David Lee. I just YouTube'd NBA defensive three-second violations and that popped up. I swear. Seriously, don't blame the messenger.
But he has the right idea. Stay in the lane, don't guard anyone because more likely than not, the power forward can't shoot (Paul Millsap can, but this is Lee we're talking about), and cut off all driving lanes before the guards can even get their play going.
With Andrew Bogut unable to shift out on pick-and-rolls, he often stood in the paint, pretending to help guys off drives but mostly keeping a foot in the restricted area so he could contest shot without moving more than a step or two away. If the NBA has a three-second rule on defense, they should enforce it, making this the only rule I'd change as commissioner.
How It's Done
Simple. Make the referees actually enforce the rule that's already in place. In other words, devise a stricter implementation process. There's no tried and true formula to this, and the thought of a retroactive robot umpire, the way we seem to heading to now—with the rule change in reviews increasing by the year—only slows down the pace more, making my Commissioner duty and dream a bit ironic.

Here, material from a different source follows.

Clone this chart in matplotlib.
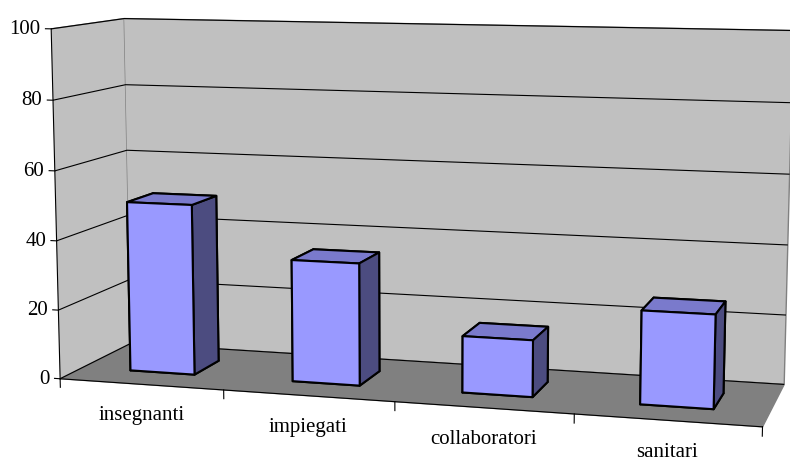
import numpy as np
import matplotlib
matplotlib.use("Agg")
from matplotlib import pyplot as plt

# data
categories = ["insegnanti", "impiegati", "collaboratori", "sanitari"]
values = [49.5, 35, 16, 26]
zticks = [0, 20, 40, 60, 80, 100]

plt.rcParams['font.family'] = ['Liberation Serif', 'DejaVu Serif']

fig = plt.figure(figsize=(7.9, 4.6), dpi=100)
# the 3d axes is made square, so make it big enough to hold the whole picture
ax = fig.add_axes([-0.0013, -0.3695, 1.038, 1.783], projection='3d')
ax.set_proj_type('persp', focal_length=0.48)
ax.view_init(elev=8.5, azim=-74)
ax.set_box_aspect((4, 1.0, 2.0), zoom=0.965)

ax.set_xlim(0, len(categories))
ax.set_ylim(0, 1)
ax.set_zlim(0, 100)

# walls and floor
ax.xaxis.set_pane_color('#c0c0c0')
ax.yaxis.set_pane_color('#c0c0c0')
ax.zaxis.set_pane_color('#808080')
ax.xaxis.pane.set_edgecolor('#808080')
ax.yaxis.pane.set_edgecolor('#808080')
ax.zaxis.pane.set_edgecolor('#808080')

ax.set_xticks([])
ax.set_yticks([])
ax.set_zticks(zticks)
ax.zaxis.set_ticks_position('lower')
ax.zaxis.set_tick_params(label1On=False, label2On=False)
ax.zaxis._axinfo['grid']['color'] = 'black'
ax.zaxis._axinfo['grid']['linewidth'] = 0.8
ax.zaxis._axinfo['grid']['linestyle'] = '-'
ax.zaxis._axinfo['tick']['inward_factor'] = 0
ax.zaxis._axinfo['tick']['outward_factor'] = 0
ax.xaxis.line.set_color('black')
ax.yaxis.line.set_color((0, 0, 0, 0))
ax.zaxis.line.set_color('black')
for a in (ax.xaxis, ax.yaxis, ax.zaxis):
    a.label.set_visible(False)
    a.offsetText.set_visible(False)

# value axis: ticks pointing left, labels right-aligned
for t in zticks:
    ax.plot([-0.035, 0], [0, 0], [t, t], color='black', lw=0.8)
    ax.text(-0.065, 0, t, str(t), ha='right', va='center', fontsize=15)

front = '#9999ff'
top = '#7a7acc'
side = '#4c4c80'
for i, v in enumerate(values):
    # faces: bottom, top, front, back, left, right
    ax.bar3d(i + 0.3, 0.31, 0, 0.4, 0.38, v,
             color=[front, top, front, front, side, side],
             edgecolor='black', linewidth=1.5, shade=False)

# category labels and tick marks between categories
for i, name in enumerate(categories):
    ax.text(i + 0.5, 0, -6, name, ha='center', va='top', fontsize=15)
for b in range(len(categories) + 1):
    ax.plot([b, b], [0, 0], [0, -2.5], color='black', lw=0.8)

fig.savefig('out.png', dpi=100)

And here is perhaps the trickiest part of this change. For those that value defense and the way the game was played in the olden days, there are certain to be cries of outrage as basketball moves towards a game filled with players that must be able to shoot, play defense and wholly versatile. Players like Roy Hibbert can't camp in the middle of the paint waiting for LeBron James to drive in, then knocking him to the ground. Does this prevent collisions? Probably not, who knows. But it does fit into the style of the league in which the general managers have seemingly accepted. There's a reason why defensively-deficient players like Monta Ellis and offensively-challenged players like Tony Allen aren't signed to huge deals. LIke the NFL, the increase of penalties for helmet-to-helmet contact and ticky-tack interference calls—along with an overall pass-happy league, have led to greater offense. Holding Aaron Rodgers to 250 yards and two touchdowns? That's a damn good day for the defense.

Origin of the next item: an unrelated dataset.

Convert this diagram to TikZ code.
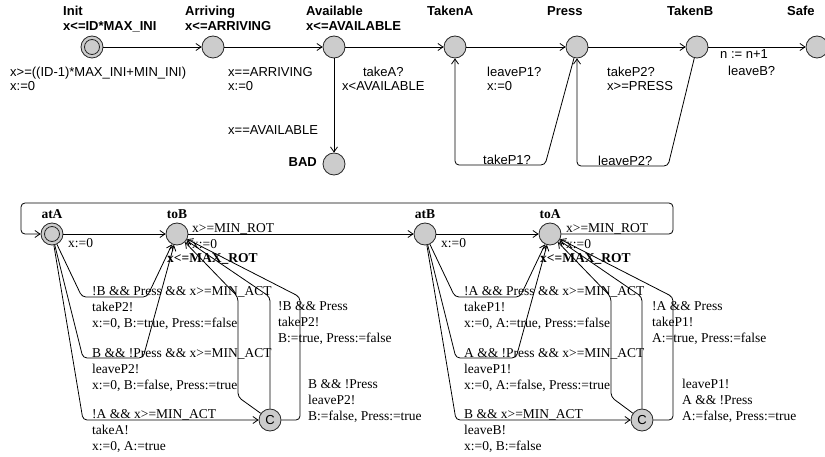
\documentclass[tikz,border=0pt]{standalone}
\usepackage{fontspec}
\setmainfont{Liberation Serif}
\setsansfont{Liberation Sans}
\usetikzlibrary{arrows.meta}
\tikzset{
  loc/.style={circle, draw=black!85, fill=gray!40, line width=.8pt,
    minimum size=22pt, inner sep=0pt},
  initloc/.style={loc, path picture={\draw[line width=.8pt]
      (path picture bounding box.center) circle (7.5pt);}},
  comloc/.style={loc, font=\sffamily\fontsize{13}{14}\selectfont},
  edge/.style={draw=black, line width=.8pt, rounded corners=4pt,
    -{Straight Barb[length=5pt,width=7pt]}},
  sflab/.style={inner sep=0pt, anchor=north west, align=left,
    font=\sffamily\fontsize{13}{14}\selectfont},
  sfname/.style={sflab, font=\sffamily\bfseries\fontsize{13}{15}\selectfont},
  rmlab/.style={inner sep=0pt, anchor=north west, align=left,
    font=\rmfamily\fontsize{13.5}{16}\selectfont},
  rmname/.style={inner sep=0pt, anchor=base,
    font=\rmfamily\bfseries\fontsize{13.5}{16}\selectfont},
}
\begin{document}
\begin{tikzpicture}[x=1pt,y=-1pt]
  \useasboundingbox (0,0) rectangle (825,457);
  % first automaton
  \node[initloc] (init) at (92,47) {};
  \node[loc] (arriving) at (213,47) {};
  \node[loc] (available) at (334,47) {};
  \node[loc] (takenA) at (455,47) {};
  \node[loc] (press) at (577,47) {};
  \node[loc] (takenB) at (697,47) {};
  \node[loc] (safe) at (817,47) {};
  \node[loc] (bad) at (334,164) {};
  \node[sfname] (initname) at (63,6) {Init\\x<=ID*MAX\_INI};
  \node[sfname] (arrivingname) at (185,6) {Arriving\\x<=ARRIVING};
  \node[sfname] (availablename) at (306,6) {Available\\x<=AVAILABLE};
  \node[sfname] (takenAname) at (427,6) {TakenA};
  \node[sfname] (pressname) at (547,6) {Press};
  \node[sfname] (takenBname) at (667,6) {TakenB};
  \node[sfname] (safename) at (787,6) {Safe};
  \node[sfname, anchor=north east] (badname) at (317,157) {BAD};
  \draw[edge] (init) -- (arriving);
  \draw[edge] (arriving) -- (available);
  \draw[edge] (available) -- (takenA);
  \draw[edge] (available) -- (bad);
  \draw[edge] (takenA) -- (press);
  \draw[edge] (press) -- (takenB);
  \draw[edge] (takenB) -- (safe);
  \draw[edge] (press) -- (545,165) -- (455,165) -- (takenA);
  \draw[edge] (takenB) -- (668,166) -- (577,166) -- (press);
  \node[sflab] (initguard) at (10,67) {x>=((ID-1)*MAX\_INI+MIN\_INI)\\x:=0};
  \node[sflab] (arrivingguard) at (228,67) {x==ARRIVING\\x:=0};
  \node[sflab] (badguard) at (228,125.5) {x==AVAILABLE};
  \node[sflab, align=center] (takeAsync) at (342,67) {takeA?\\x<AVAILABLE};
  \node[sflab] (leaveP1sync) at (487,67) {leaveP1?\\x:=0};
  \node[sflab] (takeP2sync) at (607,67) {takeP2?\\x>=PRESS};
  \node[sflab] (safeupdate) at (720,49.5) {n := n+1};
  \node[sflab] (leaveBsync) at (728,65.5) {leaveB?};
  \node[sflab] (takeP1sync) at (483,154.5) {takeP1?};
  \node[sflab] (leaveP2sync) at (598,155.5) {leaveP2?};
  % second automaton
  \node[initloc] (atA) at (52,234) {};
  \node[loc] (toB) at (177,234) {};
  \node[loc] (atB) at (425,234) {};
  \node[loc] (toA) at (550,234) {};
  \node[comloc] (cToB) at (270,420) {C};
  \node[comloc] (cToA) at (642,420) {C};
  \node[rmname] (atAname) at (52,219) {atA};
  \node[rmname] (toBname) at (177,219) {toB};
  \node[rmname] (atBname) at (425,219) {atB};
  \node[rmname] (toAname) at (550,219) {toA};
  \node[rmname, anchor=base west] (toBinv) at (167,262) {x<=MAX\_ROT};
  \node[rmname, anchor=base west] (toAinv) at (540,263) {x<=MAX\_ROT};
  \draw[edge] (toA) -- (673,234) -- (673,203) -- (21,203) -- (21,234) -- (atA);
  \draw[edge] (atA) -- (toB);
  \draw[edge] (toB) -- (atB);
  \draw[edge] (atB) -- (toA);
  \draw[edge] (atA) -- (82,297) -- (147,297) -- (toB);
  \draw[edge] (atA) -- (83,358) -- (143,358) -- (toB);
  \draw[edge] (atA) -- (83,420) -- (cToB);
  \draw[edge] (cToB) -- (238,397) -- (238,297) -- (toB);
  \draw[edge] (cToB) -- (270,297) -- (toB);
  \draw[edge] (cToB) -- (300,420) -- (300,297) -- (toB);
  \draw[edge] (atB) -- (455,297) -- (520,297) -- (toA);
  \draw[edge] (atB) -- (456,358) -- (516,358) -- (toA);
  \draw[edge] (atB) -- (456,420) -- (cToA);
  \draw[edge] (cToA) -- (611,397) -- (611,297) -- (toA);
  \draw[edge] (cToA) -- (642,297) -- (toA);
  \draw[edge] (cToA) -- (673,420) -- (673,297) -- (toA);
  \node[rmlab] (toBguard) at (192,223) {x>=MIN\_ROT\\x:=0};
  \node[rmlab] (toAguard) at (566,223) {x>=MIN\_ROT\\x:=0};
  \node[rmlab] (atAupdate) at (68,238) {x:=0};
  \node[rmlab] (atBupdate) at (441,238) {x:=0};
  \node[rmlab] (takeP2act) at (92,286) {!B \&\& Press \&\& x>=MIN\_ACT\\takeP2!\\x:=0, B:=true, Press:=false};
  \node[rmlab] (leaveP2act) at (92,348) {B \&\& !Press \&\& x>=MIN\_ACT\\leaveP2!\\x:=0, B:=false, Press:=true};
  \node[rmlab] (takeAact) at (92,409.5) {!A \&\& x>=MIN\_ACT\\takeA!\\x:=0, A:=true};
  \node[rmlab] (takeP2com) at (278,301) {!B \&\& Press\\takeP2!\\B:=true, Press:=false};
  \node[rmlab] (leaveP2com) at (308,379) {B \&\& !Press\\leaveP2!\\B:=false, Press:=true};
  \node[rmlab] (takeP1act) at (464,286) {!A \&\& Press \&\& x>=MIN\_ACT\\takeP1!\\x:=0, A:=true, Press:=false};
  \node[rmlab] (leaveP1act) at (464,348) {A \&\& !Press \&\& x>=MIN\_ACT\\leaveP1!\\x:=0, A:=false, Press:=true};
  \node[rmlab] (leaveBact) at (464,409.5) {B \&\& x>=MIN\_ACT\\leaveB!\\x:=0, B:=false};
  \node[rmlab] (takeP1com) at (652,301) {!A \&\& Press\\takeP1!\\A:=true, Press:=false};
  \node[rmlab] (leaveP1com) at (682,379) {leaveP1!\\A \&\& !Press\\A:=false, Press:=true};
\end{tikzpicture}
\end{document}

Though I don't want every game mirroring that of the defense-less Warriors of the early 2010s, a strictly enforced defensive three-second rule would cause quite the ripple effect for many teams. The need for zone-y set defenses should go by the wayside and allow the freedom for guards and wings to drive in without fear of a big man sitting there for half the shot clock. There will always be a grey area with which we'll debate the premises of true defense; rules curtailing an easier offensive possession, but it isn't as if I am calling for something that hasn't been discussed or that the players don't know. The adjustment period for refs and players won't last long, or have a tangible effect on the game, but it should allow more movement for offenses and defenses alike, in theory.
And this would make me a great commissioner. In theory.